We demonstrate a new regime of heat conduction in hybrid metal halide perovskites where the thermal conductivity increases with temperature due to the rotational and librational motion of the organic cations. Our molecular dynamics simulations on MAPbI3 show that as the temperature is increased across the orthorhombic-tetragonal-cubic phase transitions, the contributions to the total thermal conductivity from the organic cations monotonically increases to similar to 60%, whereas the contributions from the inorganic framework decrease with a similar temperature dependence that is often associated with anharmonic phonon scattering processes of crystalline solids. The increase in the organic constituent contributions to the total thermal conductivity as the temperature is increased leads to a temperature-independent thermal conductivity at high temperatures. By comparing MAPbI3 results with the corresponding inorganic CsPbI3 lead halide (by using a new specifically designed MYP parametrization), we unambiguously ascribe a unique temperature trend of the hybrid perovskites to the collective rotational motion of the organic molecules leading to additional channels of heat flow at higher temperatures in these materials.
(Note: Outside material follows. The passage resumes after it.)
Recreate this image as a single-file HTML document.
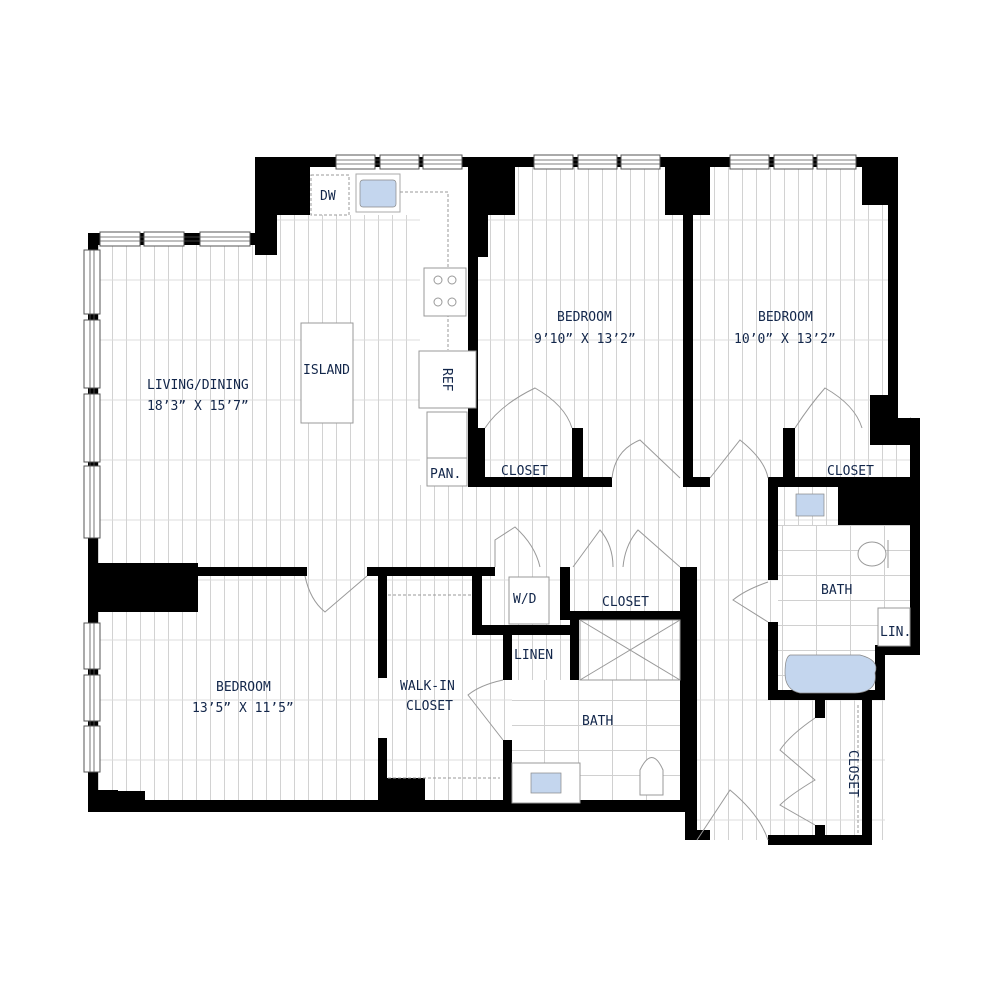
<!DOCTYPE html><html><head><style>body{margin:0;background:#fff}svg{display:block}text{font-family:"DejaVu Sans Mono","Liberation Mono",monospace;fill:#12264a;font-size:13px}</style></head><body>
<svg width="1000" height="1000" viewBox="0 0 1000 1000" xmlns="http://www.w3.org/2000/svg">
<defs>
<pattern id="pl" width="14" height="120" patternUnits="userSpaceOnUse"><rect width="14" height="120" fill="#fff"/><line x1="0.5" y1="0" x2="0.5" y2="120" stroke="#d2d2d2"/><line x1="0" y1="40" x2="14" y2="40" stroke="#dcdcdc"/></pattern>
<pattern id="pl2" width="28" height="120" patternUnits="userSpaceOnUse"><line x1="14.5" y1="0" x2="14.5" y2="120" stroke="#d2d2d2"/><line x1="0" y1="100" x2="28" y2="100" stroke="#dcdcdc"/></pattern>
<pattern id="tile" width="34" height="25" patternUnits="userSpaceOnUse"><rect width="34" height="25" fill="#fff"/><path d="M0 0.5H34M0.5 0V25" stroke="#d0d0d0"/></pattern>
</defs>
<rect x="95" y="165" width="820" height="675" fill="url(#pl)"/>
<rect x="95" y="165" width="820" height="675" fill="url(#pl2)"/>
<rect x="310" y="167" width="158" height="48" fill="#fff"/>
<rect x="420" y="215" width="48" height="270" fill="#fff"/>
<rect x="778" y="525" width="135" height="165" fill="url(#tile)"/>
<rect x="512" y="680" width="170" height="122" fill="url(#tile)"/>
<rect x="0" y="0" width="1000" height="157" fill="#fff"/>
<rect x="0" y="812" width="685" height="188" fill="#fff"/>
<rect x="0" y="845" width="1000" height="155" fill="#fff"/>
<rect x="0" y="0" width="88" height="1000" fill="#fff"/>
<rect x="920" y="0" width="80" height="1000" fill="#fff"/>
<rect x="898" y="157" width="22" height="260" fill="#fff"/>
<rect x="710" y="840" width="160" height="10" fill="#fff"/>
<rect x="885" y="655" width="40" height="200" fill="#fff"/>
<rect x="95" y="157" width="160" height="76" fill="#fff"/>
<g fill="#000">
<rect x="255" y="157" width="230" height="10"/>
<rect x="255" y="157" width="55" height="58"/>
<rect x="255" y="157" width="22" height="98"/>
<rect x="88" y="233" width="170" height="12"/>
<rect x="88" y="233" width="10" height="579"/>
<rect x="88" y="563" width="110" height="49"/>
<rect x="197" y="567" width="110" height="9"/>
<rect x="367" y="567" width="128" height="9"/>
<rect x="88" y="790" width="30" height="22"/>
<rect x="88" y="800" width="602" height="12"/>
<rect x="110" y="791" width="35" height="12"/>
<rect x="378" y="575" width="9" height="103"/>
<rect x="378" y="738" width="9" height="70"/>
<rect x="378" y="778" width="47" height="30"/>
<rect x="468" y="157" width="47" height="58"/>
<rect x="468" y="157" width="20" height="100"/>
<rect x="468" y="157" width="10" height="330"/>
<rect x="468" y="157" width="220" height="10"/>
<rect x="683" y="157" width="10" height="330"/>
<rect x="665" y="157" width="45" height="58"/>
<rect x="683" y="157" width="215" height="10"/>
<rect x="862" y="157" width="36" height="48"/>
<rect x="888" y="157" width="10" height="260"/>
<rect x="870" y="395" width="28" height="50"/>
<rect x="870" y="418" width="50" height="27"/>
<rect x="910" y="418" width="10" height="237"/>
<rect x="468" y="477" width="144" height="10"/>
<rect x="475" y="428" width="10" height="58"/>
<rect x="572" y="428" width="11" height="50"/>
<rect x="683" y="477" width="27" height="10"/>
<rect x="770" y="477" width="150" height="10"/>
<rect x="783" y="428" width="12" height="55"/>
<rect x="838" y="477" width="82" height="48"/>
<rect x="768" y="477" width="10" height="103"/>
<rect x="768" y="622" width="10" height="78"/>
<rect x="768" y="690" width="117" height="10"/>
<rect x="875" y="645" width="10" height="55"/>
<rect x="875" y="645" width="45" height="10"/>
<rect x="862" y="690" width="10" height="155"/>
<rect x="768" y="835" width="104" height="10"/>
<rect x="815" y="700" width="10" height="18"/>
<rect x="815" y="825" width="10" height="15"/>
<rect x="685" y="567" width="12" height="273"/>
<rect x="685" y="830" width="25" height="10"/>
<rect x="472" y="567" width="10" height="68"/>
<rect x="472" y="625" width="100" height="10"/>
<rect x="560" y="567" width="10" height="52"/>
<rect x="560" y="611" width="130" height="9"/>
<rect x="680" y="567" width="10" height="240"/>
<rect x="503" y="635" width="9" height="45"/>
<rect x="570" y="615" width="9" height="65"/>
<rect x="503" y="740" width="9" height="68"/>
</g>
<g fill="#fff" stroke="#555" stroke-width="1">
<rect x="336" y="155" width="39" height="14"/><rect x="380" y="155" width="39" height="14"/><rect x="423" y="155" width="39" height="14"/>
<rect x="534" y="155" width="39" height="14"/><rect x="578" y="155" width="39" height="14"/><rect x="621" y="155" width="39" height="14"/>
<rect x="730" y="155" width="39" height="14"/><rect x="774" y="155" width="39" height="14"/><rect x="817" y="155" width="39" height="14"/>
<rect x="100" y="232" width="40" height="14"/><rect x="144" y="232" width="40" height="14"/><rect x="200" y="232" width="50" height="14"/>
<rect x="84" y="250" width="16" height="64"/><rect x="84" y="320" width="16" height="68"/><rect x="84" y="394" width="16" height="68"/><rect x="84" y="466" width="16" height="72"/>
<rect x="84" y="623" width="16" height="46"/><rect x="84" y="675" width="16" height="46"/><rect x="84" y="726" width="16" height="46"/>
</g>
<g stroke="#555" stroke-width="0.8">
<path d="M336 160H462M336 164H462M534 160H660M534 164H660M730 160H856M730 164H856M100 237H250M100 241H250"/>
<path d="M90 250V538M94 250V538M90 623V772M94 623V772"/>
</g>
<g fill="none" stroke="#999" stroke-width="1">
<rect x="311" y="175" width="38" height="40" stroke-dasharray="3,2"/>
<rect x="356" y="174" width="44" height="38" stroke="#aaa"/>
<path d="M400 192H448V350" stroke-dasharray="3,2"/>
<rect x="424" y="268" width="42" height="48" fill="#fff"/>
<circle cx="438" cy="280" r="4"/><circle cx="452" cy="280" r="4"/><circle cx="438" cy="302" r="4"/><circle cx="452" cy="302" r="4"/>
<rect x="301" y="323" width="52" height="100" fill="#fff"/>
<rect x="419" y="351" width="57" height="57" fill="#fff"/>
<rect x="427" y="412" width="40" height="48" fill="#fff"/>
<rect x="427" y="458" width="40" height="28" fill="#fff"/>
<path d="M580 620H680V680H580ZM580 620L680 680M580 680L680 620"/>
<rect x="509" y="577" width="40" height="47" fill="#fff"/>
<rect x="512" y="763" width="68" height="40" fill="#fff"/>
<path d="M640 795V770Q652 745 663 770V795Z" fill="#fff"/>
<path d="M888 540V568"/><ellipse cx="872" cy="554" rx="14" ry="12" fill="#fff"/>
<rect x="878" y="608" width="32" height="38" fill="#fff"/>
<path d="M388 595H472M388 778H500M858 705V835" stroke-dasharray="3,2"/>
<path d="M305 576Q310 600 325 612L367 576M495 567V540L515 527Q535 545 540 567M573 567L600 530Q613 545 613 567M623 567Q625 545 638 530L680 567M612 478Q615 450 640 440L680 478M710 478L740 440Q765 460 768 478M485 428Q500 405 535 388Q565 405 572 428M795 428Q810 405 825 388Q855 405 862 428M768 582Q745 590 733 600L768 622M503 680Q480 685 468 695L503 740M815 718Q790 735 780 750L815 780Q790 795 780 805L815 825M697 840L730 790Q760 815 768 840"/>
</g>
<g fill="#c4d6ee" stroke="#888" stroke-width="0.7">
<rect x="360" y="180" width="36" height="27" rx="3"/>
<rect x="796" y="494" width="28" height="22"/>
<rect x="531" y="773" width="30" height="20"/>
<path d="M790 655H860Q880 660 875 673Q878 692 855 693H800Q785 690 785 673Q785 657 790 655Z"/>
</g>
<text x="320" y="200">DW</text>
<text x="303" y="374">ISLAND</text>
<text x="430" y="478">PAN.</text>
<text x="147" y="389">LIVING/DINING</text>
<text x="147" y="410">18’3” X 15’7”</text>
<text x="557" y="321">BEDROOM</text>
<text x="534" y="343">9’10” X 13’2”</text>
<text x="758" y="321">BEDROOM</text>
<text x="734" y="343">10’0” X 13’2”</text>
<text x="501" y="475">CLOSET</text>
<text x="827" y="475">CLOSET</text>
<text x="821" y="594">BATH</text>
<text x="880" y="636">LIN.</text>
<text x="513" y="603">W/D</text>
<text x="602" y="606">CLOSET</text>
<text x="514" y="659">LINEN</text>
<text x="582" y="725">BATH</text>
<text x="216" y="691">BEDROOM</text>
<text x="192" y="712">13’5” X 11’5”</text>
<text x="400" y="690">WALK-IN</text>
<text x="406" y="710">CLOSET</text>
<text transform="translate(849 750) rotate(90)">CLOSET</text>
<text transform="translate(443 368) rotate(90)">REF</text>
</svg></body></html>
Our findings are relevant for the thermal stability of hybrid perovskites to optimize heat dissipation and working conditions in optoelectronic, thermoelectric, and phononic devices based on hybrid perovskites.

Automated summary

We demonstrate a new regime of heat conduction in hybrid metal halide perovskites, where the thermal conductivity increases with temperature due to the rotational and librational motion of the organic cations. This finding is relevant for optimizing the thermal stability and working conditions of hybrid perovskites in optoelectronic, thermoelectric, and phononic devices.